From a discounted cash flow perspective, it isn’t very important what earnings will be far into the future. If you are buying a tradeable, liquid asset like a stock and you are expecting a fairly high return on your money (I try to stay in cash till I find something I expect to compound at 10% a year) you don’t really need to worry about 50 or 100 years. I’d say that the clarity with which you can see the next 5-15 years is what matters. A lot of investors and analysts are looking out at years 1-4. But, if you can find situations where the durability 5-15 years out and the moat 5-15 years out looks good – you’ll do fine. So, from an intrinsic value perspective – I’d say that both McCormick and Sanderson have high enough durability (in spices and chicken) that risks to durability don’t need to factor into your investment analysis at all. I would say that Amorim Cork has enough risks to durability that you should factor those risks to the durability of cork as a product and the cork industry in general into your calculation of the price you’d be willing to pay for Amorim stock.

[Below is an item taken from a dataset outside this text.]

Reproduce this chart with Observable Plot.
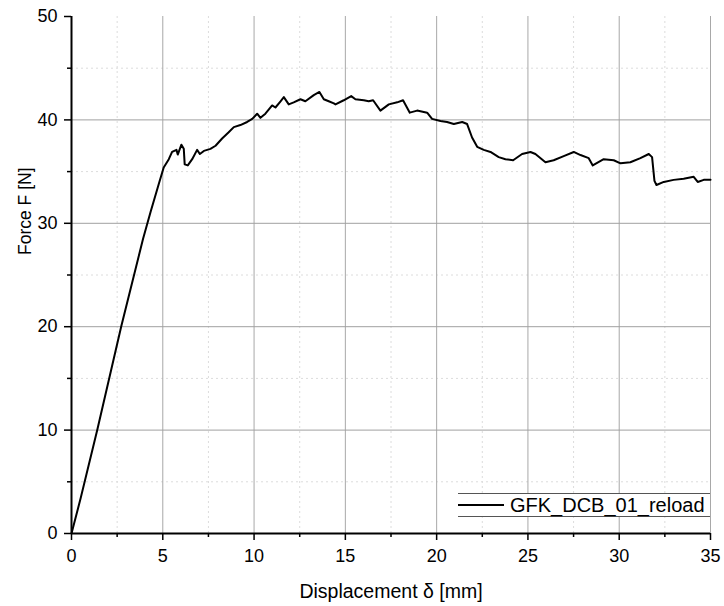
<!DOCTYPE html>
<html>
<head>
<meta charset="utf-8">
<script src="https://cdn.jsdelivr.net/npm/d3@7"></script>
<script src="https://cdn.jsdelivr.net/npm/@observablehq/plot@0.6"></script>
<style>
  html, body { margin: 0; padding: 0; background: #fff; }
  #wrap { position: relative; width: 724px; height: 606px; font-family: "Liberation Sans", Arial, sans-serif; }
  #legend { position: absolute; left: 458px; top: 493px; width: 252px; height: 22px;
            border-top: 1px solid #555; border-bottom: 1px solid #555; background: #fff;
            display: flex; align-items: center; }
  #legend .sample { width: 46px; height: 0; border-top: 2px solid #000; margin-right: 6px; }
  #legend .label { font-size: 20px; color: #000; white-space: nowrap; }
</style>
</head>
<body>
<div id="wrap"></div>
<script>
// Displacement δ [mm]
const displacement = [
  0, 0.5, 1.41, 2.72, 3.92, 4.33, 4.78, 5.05, 5.33, 5.51, 5.75, 5.82, 6.02, 6.15, 6.20, 6.37, 6.61, 6.88, 7.03, 7.25,
  7.61, 7.89, 8.25, 8.61, 8.89, 9.25, 9.62, 9.90, 10.17, 10.35, 10.62, 10.99, 11.17, 11.45, 11.63, 11.90,
  12.17, 12.54, 12.81, 13.27, 13.58, 13.82, 14.09, 14.37, 14.46, 14.91, 15.32, 15.55, 16.01, 16.28, 16.52,
  16.92, 17.38, 17.84, 18.16, 18.53, 18.93, 19.48, 19.75, 20.21, 20.57, 20.94, 21.40, 21.67, 21.94, 22.22,
  22.58, 22.95, 23.40, 23.77, 24.19, 24.68, 25.14, 25.41, 25.96, 26.41, 26.96, 27.51, 27.88, 28.33, 28.55,
  29.15, 29.70, 30.07, 30.61, 31.16, 31.62, 31.80, 31.93, 32.04, 32.44, 32.98, 33.53, 34.08, 34.30, 34.63, 35.0
];
// Force F [N]
const force = [
  0, 3.4, 10, 20, 28.5, 31.1, 33.8, 35.4, 36.2, 36.9, 37.1, 36.65, 37.6, 37.2, 35.7, 35.6, 36.2, 37.1, 36.7, 37.0,
  37.2, 37.5, 38.2, 38.8, 39.3, 39.5, 39.8, 40.1, 40.6, 40.2, 40.6, 41.4, 41.2, 41.8, 42.2, 41.5,
  41.7, 42.0, 41.8, 42.4, 42.7, 42.0, 41.8, 41.6, 41.5, 41.9, 42.3, 42.0, 41.9, 41.8, 41.9,
  40.9, 41.5, 41.7, 41.9, 40.7, 40.9, 40.7, 40.1, 39.9, 39.8, 39.6, 39.8, 39.6, 38.3, 37.4,
  37.1, 36.9, 36.4, 36.2, 36.1, 36.7, 36.9, 36.7, 35.9, 36.1, 36.5, 36.9, 36.6, 36.3, 35.6,
  36.2, 36.1, 35.8, 35.9, 36.3, 36.7, 36.4, 34.1, 33.7, 34.0, 34.2, 34.3, 34.5, 34.0, 34.2, 34.2
];
const seriesName = "GFK_DCB_01_reload";
const xTicks = [0, 5, 10, 15, 20, 25, 30, 35];
const xMinor = [2.5, 7.5, 12.5, 17.5, 22.5, 27.5, 32.5];
const yTicks = [0, 10, 20, 30, 40, 50];
const yMinor = [5, 15, 25, 35, 45];
const xLabel = "Displacement δ [mm]";
const yLabel = "Force F [N]";

const data = displacement.map((d, i) => ({x: d, y: force[i]}));

const chart = Plot.plot({
  width: 724,
  height: 606,
  marginLeft: 71,
  marginRight: 14,
  marginTop: 16,
  marginBottom: 73,
  style: {fontFamily: "'Liberation Sans', Arial, sans-serif", fontSize: "18px", color: "#000", background: "#fff"},
  x: {domain: [0, 35]},
  y: {domain: [0, 50]},
  marks: [
    Plot.ruleX(xMinor, {stroke: "#dcdcdc", strokeDasharray: "2,3", strokeWidth: 1}),
    Plot.ruleY(yMinor, {stroke: "#dcdcdc", strokeDasharray: "2,3", strokeWidth: 1}),
    Plot.ruleX(xTicks.filter(d => d > 0), {stroke: "#a8a8a8", strokeWidth: 1}),
    Plot.ruleY(yTicks.filter(d => d > 0 && d < 50), {stroke: "#a0a0a0", strokeWidth: 1}),
    Plot.line(data, {x: "x", y: "y", stroke: "#000", strokeWidth: 2, strokeLinejoin: "round"}),
    Plot.axisX({ticks: xTicks, tickSize: 7, tickPadding: 9, strokeWidth: 1.5, fontSize: 18, label: null}),
    Plot.axisX({ticks: xMinor, tickSize: 4, strokeWidth: 1.5, text: null, label: null}),
    Plot.axisY({ticks: yTicks, tickSize: 7, tickPadding: 7, strokeWidth: 1.5, fontSize: 18, label: null}),
    Plot.axisY({ticks: yMinor, tickSize: 4, strokeWidth: 1.5, text: null, label: null}),
    Plot.ruleY([0], {stroke: "#000", strokeWidth: 2}),
    Plot.ruleX([0], {stroke: "#000", strokeWidth: 2}),
    Plot.text([xLabel], {frameAnchor: "bottom", dy: 58, fontSize: 19.5, lineAnchor: "middle", fill: "#000"}),
    Plot.text([yLabel], {frameAnchor: "left", rotate: -90, dx: -46, dy: -20, fontSize: 17.5, lineAnchor: "middle", fill: "#000"})
  ]
});

const wrap = document.getElementById("wrap");
wrap.appendChild(chart);
const legend = document.createElement("div");
legend.id = "legend";
legend.innerHTML = '<div class="sample"></div><div class="label"></div>';
legend.querySelector(".label").textContent = seriesName;
wrap.appendChild(legend);
</script>
</body>
</html>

Here are some examples of how I’d classify durability.


ZERO RISK TO DURABILITY (nothing about the product is going to change in the next 15 years)

* Sanderson Farms (SAFM) – Chicken

* McCormick (MKC) – Spices

* Omnicom (OMC) – Advertising


SOME RISK TO DURABILITY (something about the product may change in the next 5-15 years)

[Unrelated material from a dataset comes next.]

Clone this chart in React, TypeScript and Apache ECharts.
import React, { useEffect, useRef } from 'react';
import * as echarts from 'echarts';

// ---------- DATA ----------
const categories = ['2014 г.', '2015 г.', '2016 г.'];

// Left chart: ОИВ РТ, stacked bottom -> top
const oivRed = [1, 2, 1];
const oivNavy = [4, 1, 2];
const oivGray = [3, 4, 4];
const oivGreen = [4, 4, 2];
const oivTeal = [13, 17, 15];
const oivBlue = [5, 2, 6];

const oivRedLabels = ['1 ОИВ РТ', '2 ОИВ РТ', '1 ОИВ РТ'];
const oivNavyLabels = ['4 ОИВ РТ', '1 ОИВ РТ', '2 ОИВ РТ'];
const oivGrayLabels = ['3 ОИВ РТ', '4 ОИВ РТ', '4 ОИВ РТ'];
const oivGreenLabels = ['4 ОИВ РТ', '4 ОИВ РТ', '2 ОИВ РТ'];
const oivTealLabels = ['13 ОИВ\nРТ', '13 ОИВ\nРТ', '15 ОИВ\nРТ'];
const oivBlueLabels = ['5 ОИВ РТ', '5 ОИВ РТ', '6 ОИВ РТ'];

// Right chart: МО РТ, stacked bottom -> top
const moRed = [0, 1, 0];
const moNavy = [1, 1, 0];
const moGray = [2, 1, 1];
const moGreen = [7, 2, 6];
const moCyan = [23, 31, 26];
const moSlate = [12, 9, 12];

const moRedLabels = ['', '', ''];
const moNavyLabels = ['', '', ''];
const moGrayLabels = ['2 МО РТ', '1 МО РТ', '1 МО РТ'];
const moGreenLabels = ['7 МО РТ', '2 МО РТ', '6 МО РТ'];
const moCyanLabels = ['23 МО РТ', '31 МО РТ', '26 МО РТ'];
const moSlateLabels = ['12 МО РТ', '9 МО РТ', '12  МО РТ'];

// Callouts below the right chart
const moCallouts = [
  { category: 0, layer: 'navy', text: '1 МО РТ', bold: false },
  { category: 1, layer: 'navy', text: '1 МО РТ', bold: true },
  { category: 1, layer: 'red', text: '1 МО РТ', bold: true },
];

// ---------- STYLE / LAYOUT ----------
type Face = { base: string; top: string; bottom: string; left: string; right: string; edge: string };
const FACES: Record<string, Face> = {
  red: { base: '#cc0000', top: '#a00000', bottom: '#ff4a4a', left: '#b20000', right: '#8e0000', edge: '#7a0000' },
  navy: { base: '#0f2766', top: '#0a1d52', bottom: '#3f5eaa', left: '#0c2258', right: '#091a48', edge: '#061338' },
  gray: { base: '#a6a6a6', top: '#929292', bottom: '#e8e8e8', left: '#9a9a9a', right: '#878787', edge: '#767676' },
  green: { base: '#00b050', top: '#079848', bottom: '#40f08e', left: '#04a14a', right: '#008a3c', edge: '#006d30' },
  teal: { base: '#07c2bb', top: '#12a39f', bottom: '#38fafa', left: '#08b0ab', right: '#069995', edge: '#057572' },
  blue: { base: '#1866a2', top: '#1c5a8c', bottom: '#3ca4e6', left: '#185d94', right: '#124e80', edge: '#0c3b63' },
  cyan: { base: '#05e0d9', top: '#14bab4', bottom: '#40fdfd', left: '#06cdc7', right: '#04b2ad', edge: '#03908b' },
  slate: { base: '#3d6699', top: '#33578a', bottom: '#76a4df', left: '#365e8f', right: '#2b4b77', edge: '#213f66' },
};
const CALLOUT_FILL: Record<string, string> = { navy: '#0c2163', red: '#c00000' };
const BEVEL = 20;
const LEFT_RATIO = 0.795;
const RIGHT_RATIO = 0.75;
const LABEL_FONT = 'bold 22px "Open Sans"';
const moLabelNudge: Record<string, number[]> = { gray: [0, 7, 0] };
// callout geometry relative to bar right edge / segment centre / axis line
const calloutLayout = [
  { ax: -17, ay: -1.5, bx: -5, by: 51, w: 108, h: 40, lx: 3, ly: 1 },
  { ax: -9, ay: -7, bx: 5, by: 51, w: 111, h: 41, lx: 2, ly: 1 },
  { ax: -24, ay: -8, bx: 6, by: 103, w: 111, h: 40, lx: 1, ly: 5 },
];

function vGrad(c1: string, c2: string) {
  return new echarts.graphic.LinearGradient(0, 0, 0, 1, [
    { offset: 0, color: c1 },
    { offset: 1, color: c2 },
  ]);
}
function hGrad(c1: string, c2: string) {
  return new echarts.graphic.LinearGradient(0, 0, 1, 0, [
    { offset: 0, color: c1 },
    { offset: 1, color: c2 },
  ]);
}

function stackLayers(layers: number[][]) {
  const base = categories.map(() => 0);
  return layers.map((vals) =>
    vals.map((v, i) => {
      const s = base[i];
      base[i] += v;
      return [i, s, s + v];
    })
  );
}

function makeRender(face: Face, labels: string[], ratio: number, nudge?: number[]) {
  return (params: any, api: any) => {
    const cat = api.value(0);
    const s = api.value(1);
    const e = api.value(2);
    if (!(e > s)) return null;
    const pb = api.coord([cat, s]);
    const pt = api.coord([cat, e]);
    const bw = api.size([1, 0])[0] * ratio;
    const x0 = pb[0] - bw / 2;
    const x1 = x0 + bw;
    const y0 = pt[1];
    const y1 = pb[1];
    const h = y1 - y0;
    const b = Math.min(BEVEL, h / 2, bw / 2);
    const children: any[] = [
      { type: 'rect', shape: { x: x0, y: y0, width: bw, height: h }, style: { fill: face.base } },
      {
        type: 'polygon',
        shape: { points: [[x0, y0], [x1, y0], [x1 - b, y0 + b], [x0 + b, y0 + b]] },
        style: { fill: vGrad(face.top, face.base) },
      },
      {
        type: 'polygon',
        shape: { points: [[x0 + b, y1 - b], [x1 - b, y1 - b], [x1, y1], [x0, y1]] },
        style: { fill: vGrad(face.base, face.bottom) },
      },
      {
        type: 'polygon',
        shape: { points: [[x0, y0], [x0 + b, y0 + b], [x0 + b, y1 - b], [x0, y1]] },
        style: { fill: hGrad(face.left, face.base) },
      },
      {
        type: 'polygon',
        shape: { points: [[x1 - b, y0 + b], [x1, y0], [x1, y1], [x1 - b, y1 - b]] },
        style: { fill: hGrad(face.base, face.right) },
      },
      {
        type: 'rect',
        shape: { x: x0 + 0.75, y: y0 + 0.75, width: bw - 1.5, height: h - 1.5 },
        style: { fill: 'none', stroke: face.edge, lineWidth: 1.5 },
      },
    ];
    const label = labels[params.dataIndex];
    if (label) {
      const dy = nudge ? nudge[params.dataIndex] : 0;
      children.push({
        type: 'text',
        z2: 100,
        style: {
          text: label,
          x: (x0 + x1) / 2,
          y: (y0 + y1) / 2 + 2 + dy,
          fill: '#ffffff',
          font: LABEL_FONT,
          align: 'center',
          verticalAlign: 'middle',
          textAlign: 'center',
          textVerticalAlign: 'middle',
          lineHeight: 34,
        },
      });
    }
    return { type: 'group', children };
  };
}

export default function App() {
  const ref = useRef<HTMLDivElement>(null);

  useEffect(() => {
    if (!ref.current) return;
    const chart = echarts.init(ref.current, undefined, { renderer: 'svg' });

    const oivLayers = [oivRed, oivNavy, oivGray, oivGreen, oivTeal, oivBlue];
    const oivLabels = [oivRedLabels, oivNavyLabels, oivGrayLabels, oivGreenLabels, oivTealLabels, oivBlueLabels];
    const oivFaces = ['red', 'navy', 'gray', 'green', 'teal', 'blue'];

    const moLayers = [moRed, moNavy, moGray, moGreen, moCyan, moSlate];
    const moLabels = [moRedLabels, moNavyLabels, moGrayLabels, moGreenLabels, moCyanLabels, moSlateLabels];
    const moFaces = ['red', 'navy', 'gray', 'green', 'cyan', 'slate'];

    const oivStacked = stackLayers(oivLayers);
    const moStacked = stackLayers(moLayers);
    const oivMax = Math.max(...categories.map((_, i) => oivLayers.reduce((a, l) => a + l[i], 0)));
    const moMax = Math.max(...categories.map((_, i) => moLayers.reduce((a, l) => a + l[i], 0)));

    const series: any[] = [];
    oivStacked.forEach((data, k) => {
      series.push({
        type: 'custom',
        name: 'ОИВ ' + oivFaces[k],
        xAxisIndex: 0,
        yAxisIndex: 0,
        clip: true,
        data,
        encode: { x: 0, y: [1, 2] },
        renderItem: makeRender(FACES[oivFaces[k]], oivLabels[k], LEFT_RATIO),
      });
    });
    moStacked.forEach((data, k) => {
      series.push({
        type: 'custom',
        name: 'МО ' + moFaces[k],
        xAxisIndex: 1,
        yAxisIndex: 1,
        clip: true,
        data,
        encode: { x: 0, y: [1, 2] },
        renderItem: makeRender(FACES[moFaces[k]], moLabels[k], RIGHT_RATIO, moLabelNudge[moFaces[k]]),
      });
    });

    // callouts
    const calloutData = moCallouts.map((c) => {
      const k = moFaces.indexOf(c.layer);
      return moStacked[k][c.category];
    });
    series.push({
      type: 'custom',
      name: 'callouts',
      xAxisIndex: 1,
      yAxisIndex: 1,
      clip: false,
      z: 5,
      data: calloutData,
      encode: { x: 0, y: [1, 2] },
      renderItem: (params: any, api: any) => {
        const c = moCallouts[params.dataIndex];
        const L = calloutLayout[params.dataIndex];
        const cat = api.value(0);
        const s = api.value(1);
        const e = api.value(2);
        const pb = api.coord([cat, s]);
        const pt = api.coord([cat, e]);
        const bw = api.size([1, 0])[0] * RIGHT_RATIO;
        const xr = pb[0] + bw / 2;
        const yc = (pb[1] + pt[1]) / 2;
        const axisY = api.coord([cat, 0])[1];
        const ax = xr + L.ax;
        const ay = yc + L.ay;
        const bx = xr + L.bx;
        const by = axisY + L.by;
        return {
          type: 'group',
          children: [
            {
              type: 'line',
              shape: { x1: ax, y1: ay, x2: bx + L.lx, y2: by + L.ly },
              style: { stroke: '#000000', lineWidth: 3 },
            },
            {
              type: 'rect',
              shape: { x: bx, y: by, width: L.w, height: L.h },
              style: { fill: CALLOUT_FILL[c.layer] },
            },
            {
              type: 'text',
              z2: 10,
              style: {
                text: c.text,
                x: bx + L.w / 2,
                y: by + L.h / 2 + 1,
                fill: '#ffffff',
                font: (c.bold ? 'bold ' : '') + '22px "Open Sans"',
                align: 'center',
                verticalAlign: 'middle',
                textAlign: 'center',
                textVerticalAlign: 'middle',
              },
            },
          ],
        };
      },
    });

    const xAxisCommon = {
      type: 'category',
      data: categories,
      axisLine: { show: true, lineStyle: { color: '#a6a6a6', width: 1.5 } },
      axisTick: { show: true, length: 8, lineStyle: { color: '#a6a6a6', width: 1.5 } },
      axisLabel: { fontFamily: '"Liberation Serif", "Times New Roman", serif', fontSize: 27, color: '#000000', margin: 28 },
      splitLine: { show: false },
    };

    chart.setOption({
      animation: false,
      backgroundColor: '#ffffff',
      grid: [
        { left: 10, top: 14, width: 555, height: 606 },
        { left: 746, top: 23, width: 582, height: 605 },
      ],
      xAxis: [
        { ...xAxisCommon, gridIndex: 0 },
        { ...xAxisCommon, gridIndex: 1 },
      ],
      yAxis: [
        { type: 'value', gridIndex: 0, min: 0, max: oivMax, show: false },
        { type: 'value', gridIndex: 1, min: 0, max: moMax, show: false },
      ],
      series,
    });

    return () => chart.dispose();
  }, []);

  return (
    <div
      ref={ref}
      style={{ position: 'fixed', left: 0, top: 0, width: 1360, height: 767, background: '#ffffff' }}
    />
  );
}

* Progressive (PGR) – Car insurance

* Corticeira Amorim – Wine corks

* Village Supermarket (VLGEA) – Offline groceries


BIG RISK TO DURABILITY (something about the product may change in the next 5 years)

* Fossil (FOSL) – Watches

* Teradata (TDC) – Data warehouses

* Wal-Mart (WMT) – Offline general retail


What I said above doesn’t deal with moat. For example, I would put Costco (COST) in the “low durability” category and yet also in the “wide moat” category. Costco has a strong competitive position. However, offline retail has serious risks to durability within even just the next 5 years. On the other hand, there are plenty of commodity type products (like steel) that have high durability as a product and yet no moat at all for many of the individual firms.

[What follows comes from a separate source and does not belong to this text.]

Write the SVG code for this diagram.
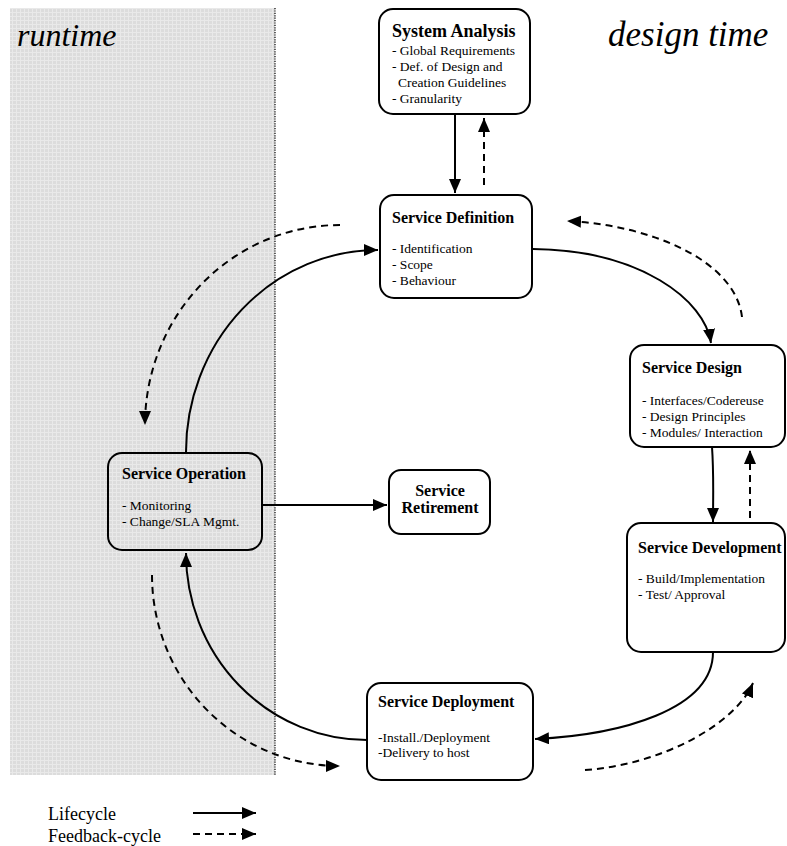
<svg xmlns="http://www.w3.org/2000/svg" width="787" height="846" viewBox="0 0 787 846">
<defs>
<pattern id="grid" width="4" height="4" patternUnits="userSpaceOnUse">
<rect width="4" height="4" fill="#dcdcdc"/>
<path d="M0,0.5H4M0.5,0V4" stroke="#e9e9e9" stroke-width="1"/>
</pattern>
<marker id="ah" markerUnits="userSpaceOnUse" markerWidth="16" markerHeight="14" refX="14" refY="6" orient="auto">
<path d="M0,0 L14,6 L0,12 Z" fill="#000"/>
</marker>
</defs>
<style>
.box{fill:#fff;stroke:#000;stroke-width:2}
.opbox{fill:url(#grid);stroke:#000;stroke-width:2}
.t{font-family:"Liberation Serif","Times New Roman",serif;font-weight:bold;font-size:16px;fill:#000}
.i{font-family:"Liberation Serif","Times New Roman",serif;font-size:13.5px;fill:#000}
.big{font-family:"Liberation Serif","Times New Roman",serif;font-style:italic;font-size:32px;fill:#000}
.leg{font-family:"Liberation Serif","Times New Roman",serif;font-size:18px;fill:#000}
.s{fill:none;stroke:#000;stroke-width:2}
.d{fill:none;stroke:#000;stroke-width:2;stroke-dasharray:7,5}
</style>
<rect x="10" y="8" width="265" height="767" fill="url(#grid)"/>
<line x1="275" y1="8" x2="275" y2="775" stroke="#000" stroke-width="1.2" stroke-dasharray="1.2,1.2"/>
<text class="big" x="17" y="46">runtime</text>
<text class="big" x="608" y="46" style="font-size:35px">design time</text>
<g id="connectors">
<path class="s" d="M455,115 L455,193" marker-end="url(#ah)"/>
<path class="d" d="M484,185 L484,118" marker-end="url(#ah)"/>
<path class="s" d="M533,249 C640,250 705,300 711,343" marker-end="url(#ah)"/>
<path class="d" d="M742,317 C735,260 650,225 567,221" marker-end="url(#ah)"/>
<path class="s" d="M712,447 C714,475 713,500 713,522" marker-end="url(#ah)"/>
<path class="d" d="M750,518 L750,450" marker-end="url(#ah)"/>
<path class="s" d="M713,652 C713,710 620,735 535,739" marker-end="url(#ah)"/>
<path class="d" d="M585,770 C660,765 735,725 753,683" marker-end="url(#ah)"/>
<path class="s" d="M367,740 A181,187 0 0 1 186,553" marker-end="url(#ah)"/>
<path class="s" d="M186,452 A192,202 0 0 1 378,250" marker-end="url(#ah)"/>
<path class="d" d="M340,225 A195,200 0 0 0 145,425" marker-end="url(#ah)"/>
<path class="d" d="M152,575 A188,191 0 0 0 340,766" marker-end="url(#ah)"/>
<path class="s" d="M262,505 L387,505" marker-end="url(#ah)"/>
</g>
<g id="system-analysis">
<rect class="box" x="379" y="9" width="151" height="105" rx="14"/>
<text class="t" x="392" y="37" style="font-size:18px">System Analysis</text>
<text class="i" x="392" y="55">- Global Requirements</text>
<text class="i" x="392" y="71">- Def. of Design and</text>
<text class="i" x="398" y="87">Creation Guidelines</text>
<text class="i" x="392" y="103">- Granularity</text>
</g>
<g id="service-definition">
<rect class="box" x="380" y="195" width="152" height="103" rx="14"/>
<text class="t" x="392" y="223">Service Definition</text>
<text class="i" x="392" y="253">- Identification</text>
<text class="i" x="392" y="269">- Scope</text>
<text class="i" x="392" y="285">- Behaviour</text>
</g>
<g id="service-design">
<rect class="box" x="630" y="345" width="155" height="102" rx="14"/>
<text class="t" x="642" y="373">Service Design</text>
<text class="i" x="642" y="405">- Interfaces/Codereuse</text>
<text class="i" x="642" y="421">- Design Principles</text>
<text class="i" x="642" y="437">- Modules/ Interaction</text>
</g>
<g id="service-development">
<rect class="box" x="627" y="523" width="158" height="129" rx="14"/>
<text class="t" x="638" y="553">Service Development</text>
<text class="i" x="638" y="583">- Build/Implementation</text>
<text class="i" x="638" y="599">- Test/ Approval</text>
</g>
<g id="service-operation">
<rect class="opbox" x="108" y="453" width="154" height="97" rx="14"/>
<text class="t" x="122" y="479">Service Operation</text>
<text class="i" x="122" y="510">- Monitoring</text>
<text class="i" x="122" y="526">- Change/SLA Mgmt.</text>
</g>
<g id="service-retirement">
<rect class="box" x="389" y="470" width="101" height="64" rx="12"/>
<text class="t" x="440" y="496" text-anchor="middle">Service</text>
<text class="t" x="440" y="513" text-anchor="middle">Retirement</text>
</g>
<g id="service-deployment">
<rect class="box" x="367" y="683" width="166" height="97" rx="14"/>
<text class="t" x="378" y="707">Service Deployment</text>
<text class="i" x="378" y="742">-Install./Deployment</text>
<text class="i" x="378" y="757">-Delivery to host</text>
</g>
<g id="legend">
<text class="leg" x="48" y="820">Lifecycle</text>
<text class="leg" x="48" y="842">Feedback-cycle</text>
<path class="s" d="M193,813 L256,813" marker-end="url(#ah)"/>
<path class="d" d="M193,834 L256,834" marker-end="url(#ah)"/>
</g>
</svg>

I think you can keep this fairly simple.

Durability: Will customers still value this product as much in 5 years, 15 years?

Moat: Will the company’s competitive position versus its rivals be as strong in 5 years, 15 years?

If you aren’t sure about either of these statements over the next 5 years, don’t buy the stock.

If you aren’t sure about either of these statements over the next 5-15 years, you need to seriously consider whether this is the kind of business you want to own and how cheaply you need the stock to be selling for.

If are sure about both of these statements over the next 15 years, you’re fine. To buy Apple (AAPL), you need to be sure of the durability of smartphones generally and the Apple iPhone specifically through 2032. Beyond that, it’s okay if you don’t know what the future will be. But, if you have any uncertainty about the durability of smartphones or the moat around the iPhone between now and 2022 – you really can’t buy the stock. Risks to moat or durability that could manifest themselves within the next 5 years are what cause losses in a stock.